(Plotting code records)
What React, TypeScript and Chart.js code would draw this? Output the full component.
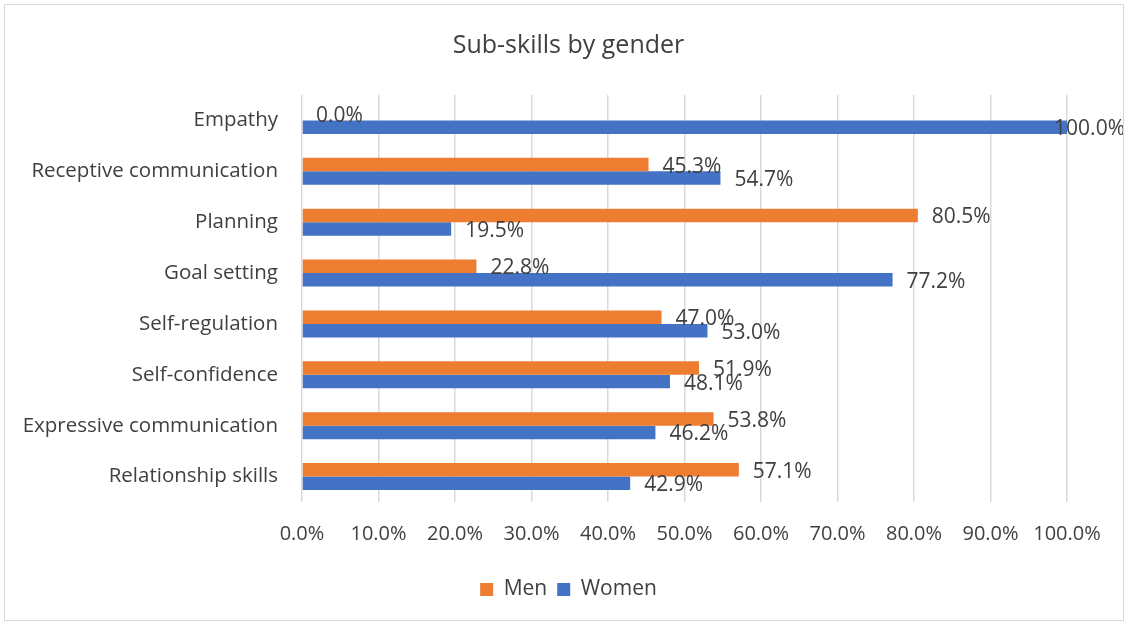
import React, { useEffect, useRef } from "react";
import { Chart, registerables } from "chart.js";

Chart.register(...registerables);

const categories = [
  "Empathy",
  "Receptive communication",
  "Planning",
  "Goal setting",
  "Self-regulation",
  "Self-confidence",
  "Expressive communication",
  "Relationship skills",
];
const menValues = [0.0, 45.3, 80.5, 22.8, 47.0, 51.9, 53.8, 57.1];
const womenValues = [100.0, 54.7, 19.5, 77.2, 53.0, 48.1, 46.2, 42.9];
const xTicks = [0, 10, 20, 30, 40, 50, 60, 70, 80, 90, 100];

const FONT = "'Open Sans', sans-serif";

const labelPlugin = {
  id: "barLabels",
  afterDatasetsDraw(chart: any) {
    const ctx = chart.ctx;
    ctx.save();
    ctx.font = `21px ${FONT}`;
    ctx.fillStyle = "#404040";
    ctx.textBaseline = "middle";
    ctx.textAlign = "left";
    chart.data.datasets.forEach((ds: any, di: number) => {
      const meta = chart.getDatasetMeta(di);
      meta.data.forEach((bar: any, i: number) => {
        const txt = Number(ds.data[i]).toFixed(1) + "%";
        const w = ctx.measureText(txt).width;
        let x = bar.x + 14;
        if (x + w > chart.width - 2) x = chart.width - 2 - w;
        ctx.fillText(txt, x, bar.y + 2);
      });
    });
    ctx.restore();
  },
};

export default function App() {
  const ref = useRef<HTMLCanvasElement>(null);
  useEffect(() => {
    document.body.style.margin = "0";
    const chart = new Chart(ref.current!, {
      type: "bar",
      data: {
        labels: categories,
        datasets: [
          {
            label: "Men",
            data: menValues,
            backgroundColor: "#ED7D31",
            categoryPercentage: 0.53,
            barPercentage: 1.0,
          },
          {
            label: "Women",
            data: womenValues,
            backgroundColor: "#4472C4",
            categoryPercentage: 0.53,
            barPercentage: 1.0,
          },
        ],
      },
      plugins: [labelPlugin],
      options: {
        indexAxis: "y",
        animation: false,
        responsive: false,
        maintainAspectRatio: false,
        layout: { padding: { top: 31, left: 10, right: 0, bottom: 14 } },
        plugins: {
          title: {
            display: true,
            text: "Sub-skills by gender",
            color: "#404040",
            font: { family: FONT, size: 25, weight: "normal" },
            padding: { top: 0, bottom: 34 },
          },
          legend: {
            position: "bottom",
            labels: {
              color: "#404040",
              font: { family: FONT, size: 21 },
              boxWidth: 13,
              boxHeight: 13,
              padding: 10,
            },
          },
          tooltip: { enabled: false },
        },
        scales: {
          x: {
            min: 0,
            max: 100,
            afterBuildTicks: (scale: any) => {
              scale.ticks = xTicks.map((v) => ({ value: v }));
            },
            afterFit: (scale: any) => {
              scale.height = 67;
            },
            ticks: {
              color: "#404040",
              font: { family: FONT, size: 20 },
              padding: 20,
              maxRotation: 0,
              callback: (v: any) => Number(v).toFixed(1) + "%",
            },
            grid: { color: "#d9d9d9", lineWidth: 1.5, drawTicks: false },
            border: { display: false },
          },
          y: {
            afterFit: (scale: any) => {
              scale.width = 292;
            },
            ticks: {
              color: "#404040",
              font: { family: FONT, size: 20.5 },
              padding: 24,
            },
            grid: { display: false, drawTicks: false },
            border: { display: false },
          },
          yRight: {
            type: "linear",
            position: "right",
            display: true,
            ticks: { display: false },
            grid: { display: false, drawTicks: false },
            border: { display: false },
            afterFit: (scale: any) => {
              scale.width = 60;
            },
          },
        },
      },
    });
    return () => chart.destroy();
  }, []);
  return (
    <div style={{ position: "relative", width: 1127, height: 624 }}>
      <canvas ref={ref} width={1127} height={624} style={{ display: "block" }} />
      <div
        style={{
          position: "absolute",
          left: 4,
          top: 4,
          width: 1118,
          height: 615,
          border: "1px solid #d9d9d9",
          pointerEvents: "none",
        }}
      />
    </div>
  );
}
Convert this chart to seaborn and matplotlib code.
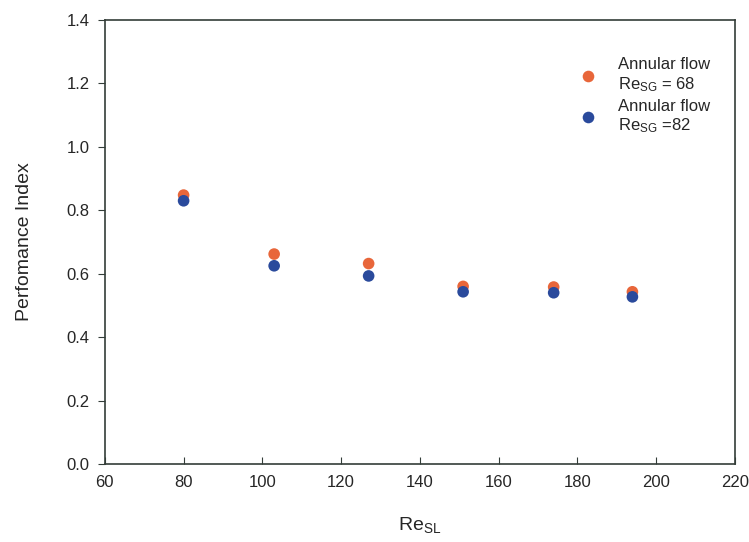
import pandas as pd
import seaborn as sns
import matplotlib.pyplot as plt

# Superficial liquid Reynolds number
re_sl = [80, 103, 127, 151, 174, 194]

# Performance index for the two gas Reynolds numbers
pi_sg68 = [0.848, 0.662, 0.632, 0.560, 0.558, 0.543]
pi_sg82 = [0.830, 0.625, 0.593, 0.543, 0.540, 0.527]

series_labels = ["Annular flow\nRe$_{SG}$ = 68", "Annular flow\nRe$_{SG}$ =82"]

data = pd.DataFrame({
    "Re_SL": re_sl + re_sl,
    "PI": pi_sg68 + pi_sg82,
    "series": [series_labels[0]] * len(re_sl) + [series_labels[1]] * len(re_sl),
})

sns.set_style("ticks")
plt.rcParams["font.family"] = ["Liberation Sans", "DejaVu Sans"]
plt.rcParams["mathtext.fontset"] = "custom"
plt.rcParams["mathtext.rm"] = "Liberation Sans"
plt.rcParams["mathtext.it"] = "Liberation Sans"

fig = plt.figure(figsize=(7.49, 5.42), dpi=100)
ax = fig.add_axes([0.140, 0.144, 0.841, 0.819])

sns.scatterplot(data=data, x="Re_SL", y="PI", hue="series",
                palette=["#e8663a", "#2a4a9c"], s=70, edgecolor="none",
                ax=ax, zorder=3)

ax.set_xlim(60, 220)
ax.set_ylim(0, 1.4)
ax.set_xticks(range(60, 221, 20))
ax.set_yticks([0.0, 0.2, 0.4, 0.6, 0.8, 1.0, 1.2, 1.4])
ax.set_yticklabels([f"{v:.1f}" for v in ax.get_yticks()])

for side in ["top", "right", "left", "bottom"]:
    ax.spines[side].set_visible(True)
    ax.spines[side].set_color("#333d38")
    ax.spines[side].set_linewidth(1.2)

ax.tick_params(axis="x", direction="in", length=5, labelsize=12, pad=8, color="#333d38")
ax.tick_params(axis="y", direction="out", length=5, labelsize=12, pad=6, color="#333d38")

ax.set_xlabel("Re$_{SL}$", fontsize=14, labelpad=18)
ax.set_ylabel("Perfomance Index", fontsize=14, labelpad=24)

leg = ax.legend(title=None, loc="upper right", frameon=False, fontsize=12,
                bbox_to_anchor=(0.985, 0.95), handletextpad=0.8,
                labelspacing=0.3, markerscale=1.0)

fig.savefig("out.png", dpi=100)
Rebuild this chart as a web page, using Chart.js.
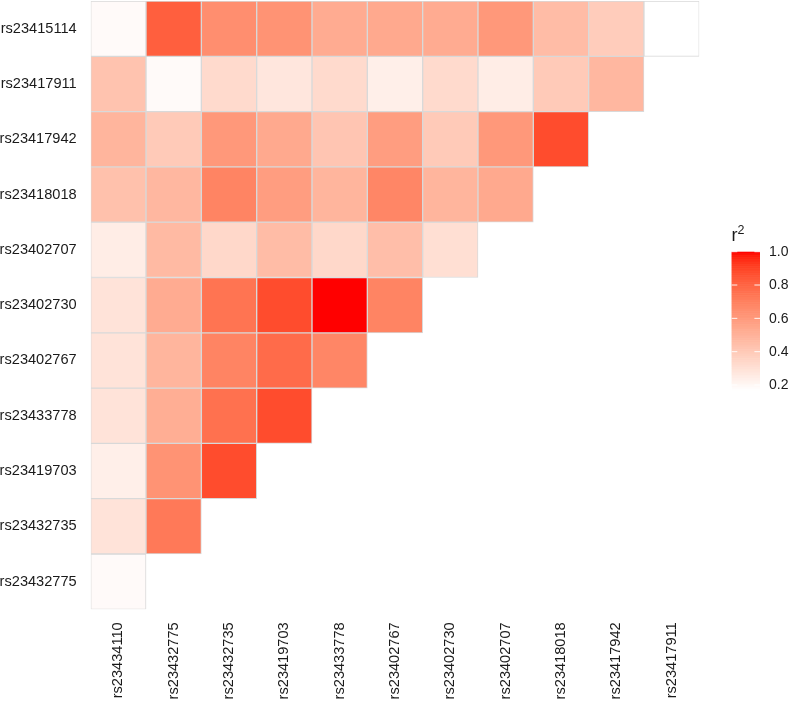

→ **EXERCISE AIM**
From the first line of the listing above, repeat every line through the one holding "Chart.register(...registerables);". Both ends count, and pictures stay out.

→ **FINAL RESULT**
What React, TypeScript and Chart.js code would draw this? Output the full component.
import React, { useEffect, useRef } from "react";
import { Chart, registerables } from "chart.js";

Chart.register(...registerables);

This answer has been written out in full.